La chiarezza è spesso nell’oscurità: ho aspettato il calar della sera. La massa si è dispersa, particelle atomiche scagliate negli angoli dalla stessa energia continuavano a pulsare. Tutte le musiche si riducevano a una stessa breve sequenza di note, tutte le possibili danze a un limitato insieme di gesti, da un milione in marcia verso l’uno. Che cosa significava? Era contagioso, era ineluttabile, ma era anche incomprensibile.

Romagnoli dice di aver trovato una traccia di spiegazione nel libro che stava leggendo quando ha saputo di Duisburg, “Homer & Langley“, dove un personaggio spiega come molta storia dell’umanità sia attraversata dalla necessità di dire “Sono qui, sono qui!”.

Ecco.
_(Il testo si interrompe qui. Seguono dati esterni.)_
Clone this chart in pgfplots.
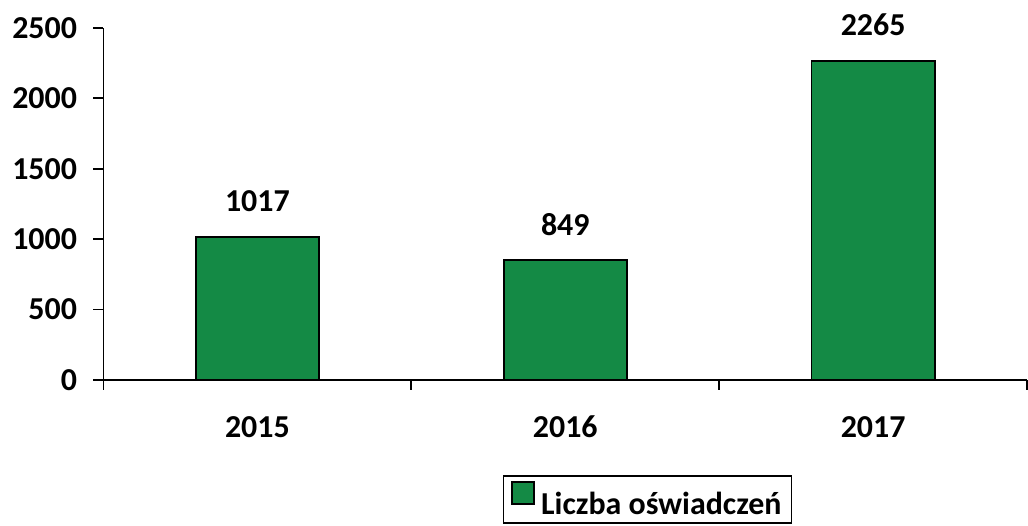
\documentclass[border={9bp 2bp 0bp 14bp}]{standalone}
\usepackage{pgfplots}
\pgfplotsset{compat=1.18}
\usepackage{fontspec}
\setmainfont{Carlito}
\definecolor{barg}{HTML}{148A45}
\newcommand{\lbl}{\bfseries\fontsize{32bp}{38bp}\selectfont}

\begin{document}
\begin{tikzpicture}
    \begin{axis}[
        scale only axis,
        width=926bp,
        height=353bp,
        ybar,
        bar width=0.4,
        xmin=-0.5, xmax=2.5,
        ymin=0, ymax=2500,
        axis lines=left,
        axis line style={-, line width=1.8bp},
        xtick={0,1,2},
        xticklabels={2015,2016,2017},
        minor xtick={-0.5,0.5,1.5,2.5},
        major x tick style={draw=none},
        minor tick length=10bp,
        ytick={0,500,1000,1500,2000,2500},
        major tick length=10bp,
        tick align=outside,
        tick style={line width=1.8bp, black},
        tick label style={font=\lbl},
        /pgf/number format/assume math mode=true,
        /pgf/number format/1000 sep={},
        xticklabel style={yshift=-23bp, text height=21bp, text depth=0pt},
        yticklabel style={xshift=-13bp},
        nodes near coords,
        every node near coord/.append style={font=\lbl, inner sep=0pt, yshift=24bp},
        legend image code/.code={\draw[#1] (0bp,0bp) rectangle (22bp,22bp);},
        legend style={at={(0.589,-0.27)}, anchor=north, draw=black, line width=1.8bp,
            font=\lbl, inner xsep=8bp, inner ysep=5bp, legend cell align=left,
            /tikz/every odd column/.append style={column sep=4bp},
            /tikz/every even column/.append style={column sep=8bp}},
    ]
        \addplot[draw=black, line width=1.8bp, fill=barg] coordinates {
            (0,1017)
            (1,849)
            (2,2265)
        };
        \legend{Liczba oświadczeń}
    \end{axis}
\end{tikzpicture}
\end{document}
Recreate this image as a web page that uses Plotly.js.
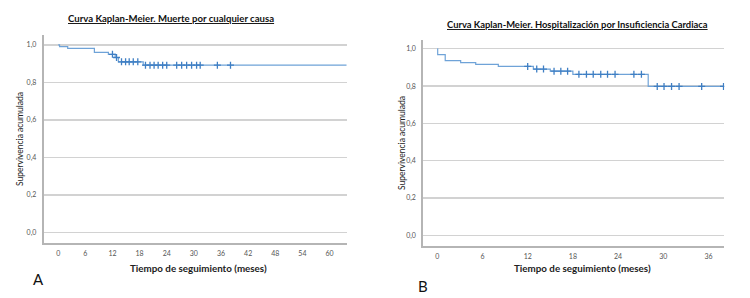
<!DOCTYPE html>
<html><head><meta charset="utf-8">
<script src="https://cdn.plot.ly/plotly-3.0.1.min.js"></script>
<style>html,body{margin:0;padding:0;background:#fff}#c{width:750px;height:298px}</style>
</head><body><div id="c"></div>
<script>
// Panel A: Muerte por cualquier causa
const aStepTimes = [0, 0.3, 2.1, 8.0, 11.1, 12.6, 13.3, 18.8];
const aStepSurv  = [1.0, 0.991, 0.982, 0.960, 0.950, 0.933, 0.910, 0.892];
const aEndTime = 63.8;
const aCensorTimes = [12.0, 12.9, 14.0, 14.9, 15.7, 16.6, 17.6, 19.3, 20.3, 21.2, 22.1, 23.1, 24.0, 26.2, 27.3, 28.4, 29.5, 30.6, 31.4, 35.2, 38.1];
const aTicks = [0, 6, 12, 18, 24, 30, 36, 42, 48, 54, 60];

// Panel B: Hospitalización por Insuficiencia Cardiaca
const bStepTimes = [0, 0.05, 1.05, 3.1, 5.1, 8.1, 12.75, 15.0, 18.0, 28.0];
const bStepSurv  = [1.0, 0.968, 0.936, 0.926, 0.916, 0.905, 0.891, 0.880, 0.863, 0.798];
const bEndTime = 38.1;
const bCensorTimes = [12.0, 13.2, 14.1, 15.5, 16.4, 17.3, 18.8, 19.8, 20.7, 21.7, 22.6, 23.6, 26.1, 27.1, 29.2, 30.1, 31.1, 32.1, 35.1, 38.0];
const bTicks = [0, 6, 12, 18, 24, 30, 36];

const yTicks = [0, 0.2, 0.4, 0.6, 0.8, 1.0];
const yTickText = ['0,0', '0,2', '0,4', '0,6', '0,8', '1,0'];

const titleA = 'Curva Kaplan-Meier. Muerte por cualquier causa';
const titleB = 'Curva Kaplan-Meier. Hospitalización por Insuficiencia Cardiaca';
const xTitle = 'Tiempo de seguimiento (meses)';
const yTitle = 'Supervivencia acumulada';

function survAt(times, surv, t) {
  let s = surv[0];
  for (let i = 0; i < times.length; i++) if (times[i] <= t) s = surv[i];
  return s;
}

const lineCol = '#6fa3d8';
const crossCol = '#3f7fc4';
const FONT = 'Lato, "Open Sans", sans-serif';

function traces(times, surv, endT, censT, xa, ya) {
  return [
    {x: times.concat([endT]), y: surv.concat([surv[surv.length-1]]), mode: 'lines',
     line: {shape: 'hv', color: lineCol, width: 1.2}, xaxis: xa, yaxis: ya, hoverinfo: 'skip'},
    {x: censT, y: censT.map(t => survAt(times, surv, t)), mode: 'markers',
     marker: {symbol: 'cross-thin-open', size: 5, color: crossCol, line: {color: crossCol, width: 1.3}},
     xaxis: xa, yaxis: ya, hoverinfo: 'skip'}
  ];
}

const data = [].concat(
  traces(aStepTimes, aStepSurv, aEndTime, aCensorTimes, 'x', 'y'),
  traces(bStepTimes, bStepSurv, bEndTime, bCensorTimes, 'x2', 'y2')
);

const tickFont = {family: FONT, size: 7, color: '#555'};
function xax(domain, ticks, range, anchor) {
  return {domain: domain, range: range, anchor: anchor, tickvals: ticks, ticktext: ticks.map(String),
    showgrid: false, zeroline: false, showline: true, linecolor: '#b5b5b5', linewidth: 2,
    ticks: '', tickfont: tickFont, ticklabelstandoff: 3, fixedrange: true};
}
function yax(domain, range, anchor) {
  return {domain: domain, range: range, anchor: anchor, tickvals: yTicks, ticktext: yTickText,
    showgrid: true, gridcolor: '#d2d2d2', gridwidth: 1.3, zeroline: false, showline: true,
    linecolor: '#b5b5b5', linewidth: 2, ticks: '', tickfont: tickFont, ticklabelstandoff: 4, fixedrange: true};
}

const layout = {
  width: 750, height: 298, margin: {l: 0, r: 0, t: 0, b: 0},
  paper_bgcolor: '#fff', plot_bgcolor: '#fff', showlegend: false,
  font: {family: FONT},
  xaxis: xax([0.0583, 0.4623], aTicks, [-3.2, 63.8], 'y'),
  yaxis: yax([0.1856, 0.8826], [-0.055, 1.053], 'x'),
  xaxis2: xax([0.5644, 0.9657], bTicks, [-1.86, 38.1], 'y2'),
  yaxis2: yax([0.1755, 0.8658], [-0.056, 1.047], 'x2'),
  annotations: [
    {text: '<b><u>' + titleA + '</u></b>', xref: 'paper', yref: 'paper', x: 170.5/750, y: 1 - 19/298,
     xanchor: 'center', yanchor: 'middle', showarrow: false, font: {family: FONT, size: 9.6, color: '#111'}},
    {text: '<b><u>' + titleB + '</u></b>', xref: 'paper', yref: 'paper', x: 577.5/750, y: 1 - 24/298,
     xanchor: 'center', yanchor: 'middle', showarrow: false, font: {family: FONT, size: 9.4, color: '#111'}},
    {text: '<b>' + xTitle + '</b>', xref: 'paper', yref: 'paper', x: 199/750, y: 1 - 268/298,
     xanchor: 'center', yanchor: 'middle', showarrow: false, font: {family: FONT, size: 9.8, color: '#222'}},
    {text: '<b>' + xTitle + '</b>', xref: 'paper', yref: 'paper', x: 582.5/750, y: 1 - 268/298,
     xanchor: 'center', yanchor: 'middle', showarrow: false, font: {family: FONT, size: 9.8, color: '#222'}},
    {text: yTitle, xref: 'paper', yref: 'paper', x: 20/750, y: 1 - 139/298, textangle: -90,
     xanchor: 'center', yanchor: 'middle', showarrow: false, font: {family: FONT, size: 8.5, color: '#222'}},
    {text: yTitle, xref: 'paper', yref: 'paper', x: 402/750, y: 1 - 143/298, textangle: -90,
     xanchor: 'center', yanchor: 'middle', showarrow: false, font: {family: FONT, size: 8.5, color: '#222'}},
    {text: 'A', xref: 'paper', yref: 'paper', x: 38/750, y: 1 - 279/298,
     xanchor: 'center', yanchor: 'middle', showarrow: false, font: {family: FONT, size: 15, color: '#111'}},
    {text: 'B', xref: 'paper', yref: 'paper', x: 423/750, y: 1 - 286/298,
     xanchor: 'center', yanchor: 'middle', showarrow: false, font: {family: FONT, size: 15, color: '#111'}}
  ]
};

Plotly.newPlot('c', data, layout, {staticPlot: true, displayModeBar: false});
</script>
</body></html>
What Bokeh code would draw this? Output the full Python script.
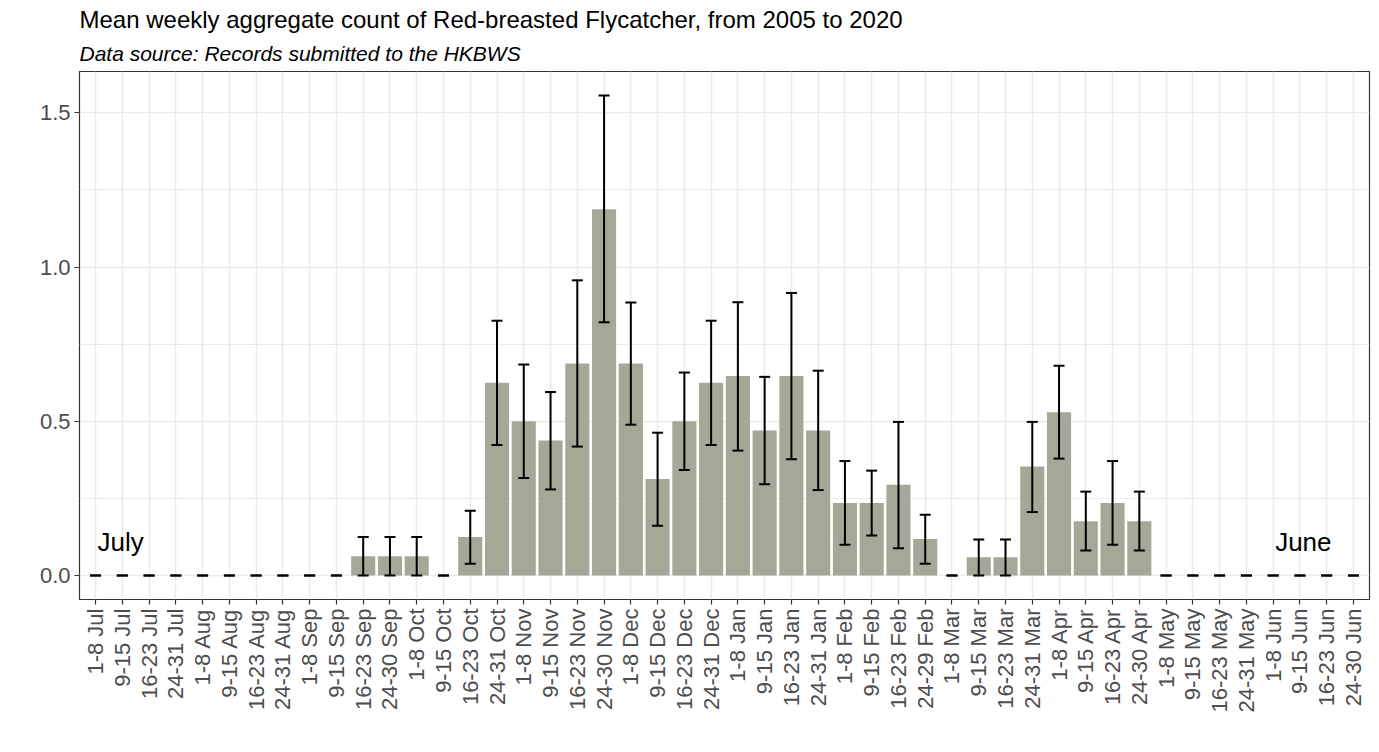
import math
from bokeh.plotting import figure
from bokeh.models import (ColumnDataSource, FactorRange, Range1d, FixedTicker,
                          NumeralTickFormatter, Whisker, TeeHead, Title)
from bokeh.core.properties import value
from bokeh.embed import file_html
from bokeh.resources import INLINE

months = ["Jul", "Aug", "Sep", "Oct", "Nov", "Dec", "Jan", "Feb", "Mar", "Apr", "May", "Jun"]
month_last = {"Jul": "31", "Aug": "31", "Sep": "30", "Oct": "31", "Nov": "30", "Dec": "31",
              "Jan": "31", "Feb": "29", "Mar": "31", "Apr": "30", "May": "31", "Jun": "30"}
weeks = []
for m in months:
    weeks += ["1-8 " + m, "9-15 " + m, "16-23 " + m, "24-" + month_last[m] + " " + m]

mean_count = [0, 0, 0, 0,            # Jul
              0, 0, 0, 0,            # Aug
              0, 0, 0.0625, 0.0625,  # Sep
              0.0625, 0, 0.125, 0.625,   # Oct
              0.5, 0.4375, 0.6875, 1.1875,  # Nov
              0.6875, 0.3125, 0.5, 0.625,   # Dec
              0.647, 0.47, 0.647, 0.47,     # Jan
              0.235, 0.235, 0.294, 0.118,   # Feb
              0, 0.0588, 0.0588, 0.353,     # Mar
              0.529, 0.176, 0.235, 0.176,   # Apr
              0, 0, 0, 0,            # May
              0, 0, 0, 0]            # Jun
err_low = [0, 0, 0, 0,
           0, 0, 0, 0,
           0, 0, 0, 0,
           0, 0, 0.038, 0.423,
           0.316, 0.279, 0.418, 0.821,
           0.489, 0.161, 0.342, 0.423,
           0.405, 0.296, 0.377, 0.277,
           0.10, 0.130, 0.088, 0.038,
           0, 0, 0, 0.206,
           0.379, 0.081, 0.10, 0.081,
           0, 0, 0, 0,
           0, 0, 0, 0]
err_high = [0, 0, 0, 0,
            0, 0, 0, 0,
            0, 0, 0.125, 0.125,
            0.125, 0, 0.21, 0.826,
            0.684, 0.595, 0.957, 1.556,
            0.885, 0.463, 0.658, 0.826,
            0.886, 0.644, 0.916, 0.664,
            0.371, 0.340, 0.498, 0.197,
            0, 0.117, 0.117, 0.498,
            0.680, 0.272, 0.371, 0.272,
            0, 0, 0, 0,
            0, 0, 0, 0]
y_ticks = [0, 0.5, 1.0, 1.5]
y_minor = [0.25, 0.75, 1.25]
season_labels = ["July", "June"]
season_at = ["1-8 Jul", "1-8 Jun"]

src = ColumnDataSource(dict(week=weeks, mean=mean_count, lower=err_low, upper=err_high))

p = figure(width=1376, height=750, output_backend="svg", toolbar_location=None,
           x_range=FactorRange(factors=weeks, range_padding=0.1, range_padding_units="absolute"),
           y_range=Range1d(-0.0778, 1.634),
           min_border_left=79, min_border_right=7, min_border_top=71, min_border_bottom=151)
p.title = None

sub = Title(text="Data source: Records submitted to the HKBWS", text_font="Liberation Sans",
            text_font_size="21px", text_font_style="italic", text_color="black",
            offset=0, standoff=13)
main = Title(text="Mean weekly aggregate count of Red-breasted Flycatcher, from 2005 to 2020",
             text_font="Liberation Sans", text_font_size="24px", text_font_style="normal",
             text_color="black", offset=0, standoff=2)
p.add_layout(sub, "above")
p.add_layout(main, "above")

p.vbar(x="week", top="mean", width=0.9, source=src, fill_color="#A6A796", line_color=None)

wh = Whisker(base="week", lower="lower", upper="upper", source=src, level="overlay",
             line_color="black", line_width=2,
             upper_head=TeeHead(size=11, line_color="black", line_width=2),
             lower_head=TeeHead(size=11, line_color="black", line_width=2))
p.add_layout(wh)

p.text(x=season_at, y=[0.11, 0.11], text=season_labels, text_font=value("Liberation Sans"),
       text_font_size="26px", text_color="black", text_align="left", text_baseline="alphabetic",
       x_offset=2)

p.background_fill_color = "white"
p.outline_line_color = "#333333"
p.outline_line_width = 1.2

p.xgrid.grid_line_color = "#ebebeb"
p.xgrid.grid_line_width = 1.5
p.ygrid.grid_line_color = "#ebebeb"
p.ygrid.grid_line_width = 1.5
p.ygrid.minor_grid_line_color = "#ebebeb"
p.ygrid.minor_grid_line_width = 1.2

p.yaxis.ticker = FixedTicker(ticks=y_ticks, minor_ticks=y_minor)
p.yaxis.formatter = NumeralTickFormatter(format="0.0")

for ax in (p.xaxis[0], p.yaxis[0]):
    ax.axis_line_color = None
    ax.major_tick_line_color = "#333333"
    ax.major_tick_line_width = 1.2
    ax.major_tick_out = 5
    ax.major_tick_in = 0
    ax.minor_tick_line_color = None
    ax.major_label_text_font = "Liberation Sans"
    ax.major_label_text_font_size = "22px"
    ax.major_label_text_color = "#4d4d4d"
    ax.major_label_standoff = 4

p.xaxis.major_label_orientation = math.pi / 2

open("out.html", "w").write(file_html(p, INLINE))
Persino la miriade di dj dispersi nelle consolle planetarie, persino Tiesto superstar, e tutti quei ragazzi venuti sui treni argentei dell’Europa, i tagger usciti imbrattati dal Tacheles, le natalizie prostitute della Oranienburger, i batteristi senza variazione sul tema, i rinnegati del rock, del jazz, del blues e di tutta quel che era sembrato semplice fino alla notte prima, le studentesse timide tuttavia sciolte dal gruppo, quelli troppo piccoli per essere lì e quei pochi troppo grandi per poterci tornare, i figli legittimamente impossibili di Freddie Mercury, Frank Zappa e tutti gli altri che ci hanno provato e poi hanno detto basta, addio. Tutta la musica del mondo ridotta a un comune denominatore, un battito in due fasi: sono-qui, sono-qui. Nient’altro. Un milione e uno che trasformano la solitudine in comunicazione.

Ricordo ancora la spianata davanti alla porta di Brandeburgo all’alba, l’oceano di cartacce e rifiuti e i panzer della teutonica nettezza urbana che avanzavano per ripulire la superficie da ogni ricordo. Nella musica tutto e tutti restano vivi per sempre: anche quelli travolti nella calca. Sono qui, sono qui.